Invasion of Brokers. While the foreign trading lately has hurt the market, it has substantially helped U.S. stockbrokers. Rising volume means rising commissions for them, and they have been flocking abroad to get in on the action. Since 1959 the number of U.S. brokerage branches has jumped from zero to twelve in Germany, 15 to 19 in Britain, and seven to 20 in France. Merrill Lynch, Pierce, Fenner & Smith has increased its outposts from none in 1951 to 17 today, and Bache & Co. now has 16 offices in Mexico City, Tokyo, Beirut, Hong Kong, and a dozen European cities. Also spreading overseas are Dean Witter; Fahnestock; Harris, Upham; Smith, Barney, and scores of other brokers.
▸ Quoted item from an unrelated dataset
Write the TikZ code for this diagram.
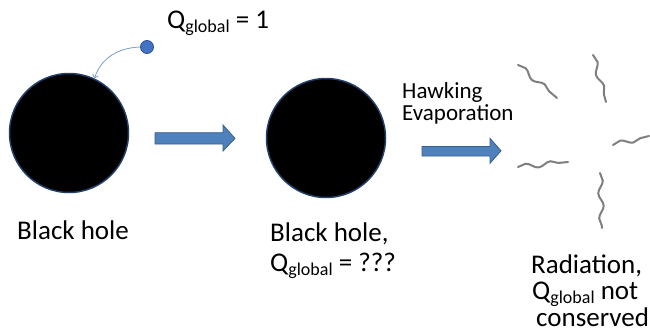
\documentclass[tikz,border=0pt]{standalone}
\usepackage{fontspec}
\setmainfont{Carlito}
\usetikzlibrary{arrows.meta,decorations.pathmorphing}
\definecolor{holeEdge}{HTML}{22406A}
\definecolor{arrowFill}{HTML}{4F81BD}
\definecolor{arrowEdge}{HTML}{385D8A}
\definecolor{chargeFill}{HTML}{4472C4}
\definecolor{chargeEdge}{HTML}{2F528F}
\definecolor{chargeLine}{HTML}{7A9CCB}
\definecolor{waveGrey}{HTML}{7F7F7F}

\newcommand{\qglobal}{Q\raisebox{-4.5pt}{\fontsize{18}{18}\selectfont global}}

\begin{document}
\begin{tikzpicture}[x=1pt, y=-1pt, >={Straight Barb[length=3pt,width=6pt]},
    hole/.style={circle, fill=black, draw=holeEdge, line width=1.5pt, minimum size=119pt, inner sep=0pt},
    txt/.style={anchor=base west, inner sep=0pt, font=\fontsize{27}{32}\selectfont},
    smalltxt/.style={txt, font=\fontsize{23}{26}\selectfont},
    wave/.style={draw=waveGrey, line width=2pt, line cap=round, decorate,
        decoration={snake, segment length=25pt, amplitude=2.5pt}},
    blockarrow/.style={fill=arrowFill, draw=arrowEdge, line width=0.8pt}]

    \useasboundingbox (0,0) rectangle (650,332);

    % the two black holes and the charged particle
    \node[hole] (bh1) at (69,133) {};
    \node[hole] (bh2) at (326,138) {};
    \node[circle, fill=chargeFill, draw=chargeEdge, line width=0.8pt, minimum size=13pt, inner sep=0pt] (dot) at (147,47) {};

    % particle falls in
    \draw[->, chargeLine, line width=0.8pt] (dot.west) to[out=182, in=72] (bh1.65);
    \node[txt] (qone) at (167,28) {\qglobal{} = 1};

    % block arrows
    \draw[blockarrow] (155,132.7) -- (223,132.7) -- (223,125) -- (235,138.4) -- (223,151) -- (223,144) -- (155,144) -- cycle;
    \draw[blockarrow] (422,146.5) -- (490,146.5) -- (490,138.3) -- (501,150.8) -- (490,163.3) -- (490,156) -- (422,156) -- cycle;

    % labels
    \node[txt] (bhone) at (17,239) {Black hole};
    \node[txt] (bhtwo) at (270,241) {Black hole,};
    \node[txt] (qq) at (270,271) {\qglobal{} = ???};
    \node[smalltxt] (hawk) at (402,98) {Hawking};
    \node[smalltxt] (evap) at (402,120) {Evaporation};
    \node[txt] (rad) at (531,273) {Radiation,};
    \node[txt] (qnot) at (532,299) {\qglobal{} not};
    \node[txt] (cons) at (536,326) {conserved};

    % radiation quanta
    \draw[wave] (518,65) -- (557,98);
    \draw[wave] (593,55) -- (606,102);
    \draw[wave] (613,145) -- (649,136);
    \draw[wave] (518,167) -- (568,162);
    \draw[wave] (600,173) -- (602,228);

\end{tikzpicture}
\end{document}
In addition, U.S. bank branches do a brisk business in the stocks of American companies or their foreign subsidiaries.
A few years ago, the bulk of the business came from Americans abroad, but now most of it is done with wealthy foreign citizens or institutional investors. In Germany the typical customer is a local businessman or professional man who plunks close to $30,000 into the U.S. market. Such investors are attracted to Wall Street partly because they can get far more relevant information about U.S. companies than about indigenous corporations, even though European firms are becoming somewhat less secretive about their operations. Says a Bache salesman in Paris: "We can tell a Frenchman what we think General Motors will earn in the next quarter, but he normally cannot find out what a French company earned last year until some time this summer--and then it probably won't be the right figure."
We'll Call You. Though traditions in some countries forbid brokers to advertise or openly solicit customers, the U.S. firms have built a big clientele and aggressively hold onto it. A German broker seldom phones his customers--and charges them 20 pfennigs for each call when he does--but the U.S. brokers are always on the phone with suggestions and send out as many as eight research reports a month. Many governments restrict trading in U.S. stocks; Britain imposes a 4 1/4% tax on it, and countries as diverse as Chile and Denmark flatly prohibit it. Imaginative investors, however, usually can slide around the restrictions. The main reason for their interest is that, despite the recent weakness, the U.S. stock market has had a longer and stronger upswing than any other in the world--and foreign investors want to buy a piece of the expansive U.S. economy.